Apparently, there were brand new rules – new requirements to prove that you were not a tourist. You were required to produce proof that you voted in the most recent general election (sovereign Hawaiians do not vote in U.S. elections) and a valid Hawai’i driver’s license (sovereign Hawaiians do not carry government-issued identification).
Apparently there is an exception to the new rules – always there is an exception: “All active duty military personnel stationed in Hawai’i” are automatically considered residents. Native Hawaiians are not.
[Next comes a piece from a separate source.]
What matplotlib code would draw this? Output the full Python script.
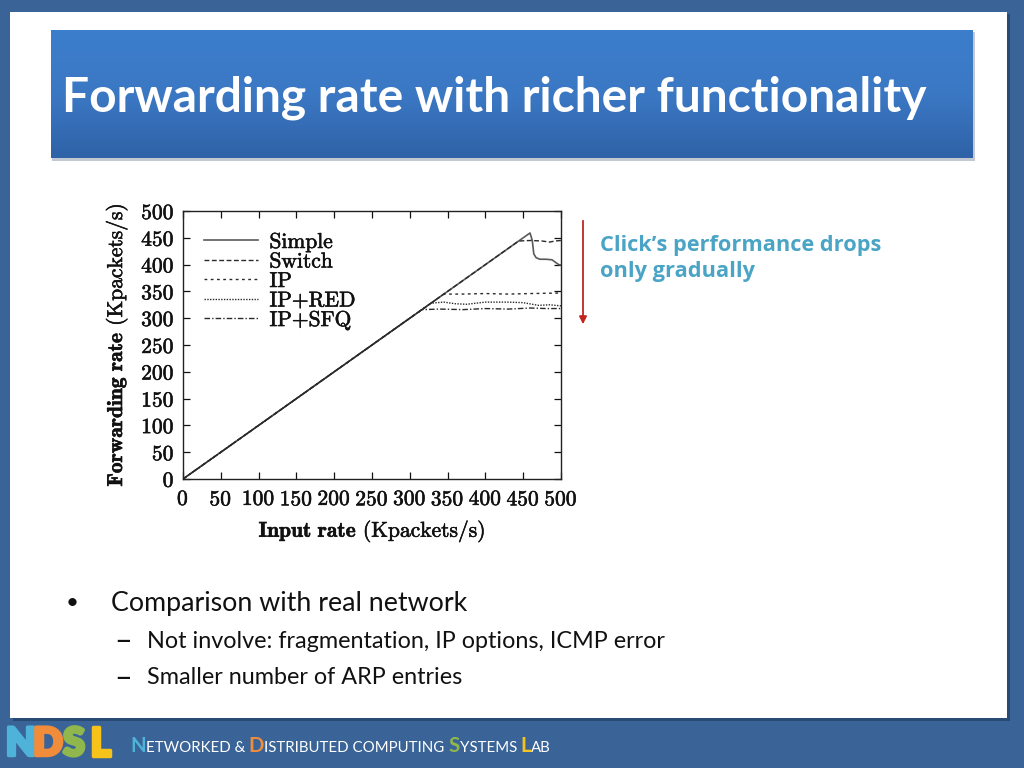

We were bounced to this man’s boss. Here the story takes an even more ironic twist. This man’s boss turns out to be the park ranger who had personally checked the permit hanging on our tent every single morning for thirteen years at the Salt Pans. He’d been promoted to the desk job while we were gone. This is a small Island; we know one another well.
That should have boded well for proof that ‘Iokepa is a qualified resident. John, with a serious beard the length of all my years on the island, greeted us warmly; we exchanged family stories. Then this: “I’ll issue you a permit for just one week. I’ll have to send this to the county attorney’s office for approval.”
With that said: he xeroxed ‘Iokepa’s computer-generated photo ID card and his Costco membership card. (Don’t ask – it had his picture!) Further irony: not one person asked me for identification. Maybe that is because in the matter of colonization – that is, of American entitlement – I look the part. I have nothing to prove – but my kanaka maoli husband is suspect.
And that is the story: version one; version two. Both equally true.